Entries with chart source code:
========================

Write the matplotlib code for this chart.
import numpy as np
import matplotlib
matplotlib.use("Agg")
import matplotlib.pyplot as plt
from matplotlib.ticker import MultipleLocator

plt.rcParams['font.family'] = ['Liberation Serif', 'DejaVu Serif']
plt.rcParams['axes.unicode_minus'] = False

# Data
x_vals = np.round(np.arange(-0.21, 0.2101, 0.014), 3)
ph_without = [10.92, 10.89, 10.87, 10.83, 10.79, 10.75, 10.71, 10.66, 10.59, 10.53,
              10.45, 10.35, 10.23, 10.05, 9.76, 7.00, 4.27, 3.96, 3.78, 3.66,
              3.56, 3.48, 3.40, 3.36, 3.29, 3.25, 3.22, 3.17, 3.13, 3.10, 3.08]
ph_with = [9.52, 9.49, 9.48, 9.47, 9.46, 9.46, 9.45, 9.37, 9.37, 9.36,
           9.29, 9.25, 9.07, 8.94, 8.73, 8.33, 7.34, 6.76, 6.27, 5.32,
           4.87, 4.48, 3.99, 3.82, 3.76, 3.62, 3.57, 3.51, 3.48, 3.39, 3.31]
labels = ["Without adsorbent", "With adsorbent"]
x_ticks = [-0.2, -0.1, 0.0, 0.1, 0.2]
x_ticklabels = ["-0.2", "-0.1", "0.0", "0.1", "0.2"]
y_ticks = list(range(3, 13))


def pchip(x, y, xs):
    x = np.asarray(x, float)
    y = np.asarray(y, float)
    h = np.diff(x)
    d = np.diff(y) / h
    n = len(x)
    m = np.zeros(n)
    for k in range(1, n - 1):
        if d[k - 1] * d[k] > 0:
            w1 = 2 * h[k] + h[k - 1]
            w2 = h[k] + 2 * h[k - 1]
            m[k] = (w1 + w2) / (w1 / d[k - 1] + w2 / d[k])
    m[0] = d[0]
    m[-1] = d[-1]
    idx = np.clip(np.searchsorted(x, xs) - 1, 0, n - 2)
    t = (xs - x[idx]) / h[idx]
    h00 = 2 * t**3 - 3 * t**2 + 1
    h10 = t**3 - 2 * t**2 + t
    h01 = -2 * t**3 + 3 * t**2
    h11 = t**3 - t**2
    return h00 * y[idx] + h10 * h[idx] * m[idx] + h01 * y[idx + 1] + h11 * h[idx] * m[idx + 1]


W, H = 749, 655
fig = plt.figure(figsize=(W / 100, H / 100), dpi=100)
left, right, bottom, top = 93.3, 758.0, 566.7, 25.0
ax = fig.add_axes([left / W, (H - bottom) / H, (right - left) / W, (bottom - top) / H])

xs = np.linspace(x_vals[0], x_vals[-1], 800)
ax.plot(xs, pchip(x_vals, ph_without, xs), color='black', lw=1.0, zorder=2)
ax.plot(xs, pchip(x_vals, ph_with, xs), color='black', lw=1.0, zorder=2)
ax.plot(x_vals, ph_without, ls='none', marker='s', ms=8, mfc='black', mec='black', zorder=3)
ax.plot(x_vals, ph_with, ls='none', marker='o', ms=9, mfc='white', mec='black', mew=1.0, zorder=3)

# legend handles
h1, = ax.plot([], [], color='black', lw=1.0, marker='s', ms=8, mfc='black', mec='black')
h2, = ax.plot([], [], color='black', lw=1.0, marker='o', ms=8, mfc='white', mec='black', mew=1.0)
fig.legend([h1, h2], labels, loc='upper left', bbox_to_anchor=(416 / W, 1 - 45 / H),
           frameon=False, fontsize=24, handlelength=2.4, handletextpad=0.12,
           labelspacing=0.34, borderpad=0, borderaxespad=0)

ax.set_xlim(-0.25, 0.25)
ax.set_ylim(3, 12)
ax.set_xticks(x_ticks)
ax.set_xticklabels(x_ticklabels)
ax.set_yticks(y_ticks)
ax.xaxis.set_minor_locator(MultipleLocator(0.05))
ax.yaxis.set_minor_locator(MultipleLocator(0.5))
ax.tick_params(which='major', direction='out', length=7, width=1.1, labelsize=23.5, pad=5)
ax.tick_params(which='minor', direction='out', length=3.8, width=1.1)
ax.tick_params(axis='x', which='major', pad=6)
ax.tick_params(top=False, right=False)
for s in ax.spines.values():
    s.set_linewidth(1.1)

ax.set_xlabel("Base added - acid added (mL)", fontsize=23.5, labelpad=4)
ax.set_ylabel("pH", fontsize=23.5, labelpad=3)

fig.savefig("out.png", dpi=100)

========================

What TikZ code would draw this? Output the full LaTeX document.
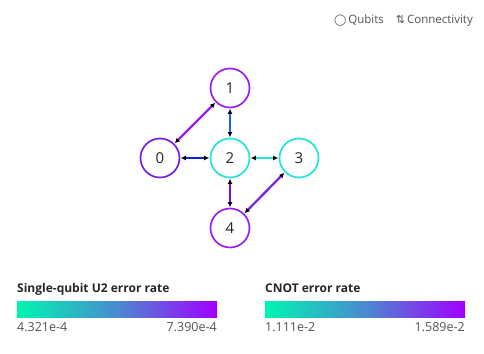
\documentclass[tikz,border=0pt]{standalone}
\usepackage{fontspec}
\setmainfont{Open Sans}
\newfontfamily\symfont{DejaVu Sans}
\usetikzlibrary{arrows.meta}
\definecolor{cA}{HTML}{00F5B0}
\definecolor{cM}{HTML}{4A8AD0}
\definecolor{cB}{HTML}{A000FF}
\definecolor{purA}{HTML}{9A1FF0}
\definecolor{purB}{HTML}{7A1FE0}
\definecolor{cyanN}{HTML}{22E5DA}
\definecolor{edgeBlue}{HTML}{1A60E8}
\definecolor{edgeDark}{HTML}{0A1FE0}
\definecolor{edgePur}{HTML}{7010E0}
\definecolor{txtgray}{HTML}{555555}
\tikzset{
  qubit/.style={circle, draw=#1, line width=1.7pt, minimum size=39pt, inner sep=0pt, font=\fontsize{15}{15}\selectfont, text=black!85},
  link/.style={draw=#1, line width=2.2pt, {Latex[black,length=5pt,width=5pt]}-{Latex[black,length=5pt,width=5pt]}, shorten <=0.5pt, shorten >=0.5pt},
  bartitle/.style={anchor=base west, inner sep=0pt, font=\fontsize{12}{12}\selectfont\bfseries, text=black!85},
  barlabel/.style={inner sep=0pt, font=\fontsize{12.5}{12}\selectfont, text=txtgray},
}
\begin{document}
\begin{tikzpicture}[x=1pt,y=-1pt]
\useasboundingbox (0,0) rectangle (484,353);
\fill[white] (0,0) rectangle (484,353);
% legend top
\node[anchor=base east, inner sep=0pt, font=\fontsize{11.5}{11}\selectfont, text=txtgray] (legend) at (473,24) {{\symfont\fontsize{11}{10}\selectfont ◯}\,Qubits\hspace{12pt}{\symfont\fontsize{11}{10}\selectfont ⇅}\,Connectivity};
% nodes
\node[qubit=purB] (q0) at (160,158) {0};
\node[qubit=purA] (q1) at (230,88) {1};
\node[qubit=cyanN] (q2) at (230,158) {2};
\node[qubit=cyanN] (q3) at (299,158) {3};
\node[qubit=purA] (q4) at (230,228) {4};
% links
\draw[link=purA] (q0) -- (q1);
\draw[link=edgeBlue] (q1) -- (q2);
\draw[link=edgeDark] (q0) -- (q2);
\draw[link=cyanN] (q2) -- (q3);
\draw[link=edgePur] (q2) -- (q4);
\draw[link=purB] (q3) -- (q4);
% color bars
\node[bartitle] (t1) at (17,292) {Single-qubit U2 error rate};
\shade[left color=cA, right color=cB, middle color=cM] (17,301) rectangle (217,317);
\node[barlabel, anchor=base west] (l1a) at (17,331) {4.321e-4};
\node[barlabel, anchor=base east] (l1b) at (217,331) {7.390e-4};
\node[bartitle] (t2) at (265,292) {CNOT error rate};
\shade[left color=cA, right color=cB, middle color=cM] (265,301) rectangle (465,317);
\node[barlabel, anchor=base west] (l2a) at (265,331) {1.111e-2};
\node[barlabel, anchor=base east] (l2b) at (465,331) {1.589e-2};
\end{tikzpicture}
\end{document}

========================

== Goal of the exercise ==
Pick out each line above that includes "this" and show it.

== Answer to the problem ==
Write the matplotlib code for this chart.
What TikZ code would draw this? Output the full LaTeX document.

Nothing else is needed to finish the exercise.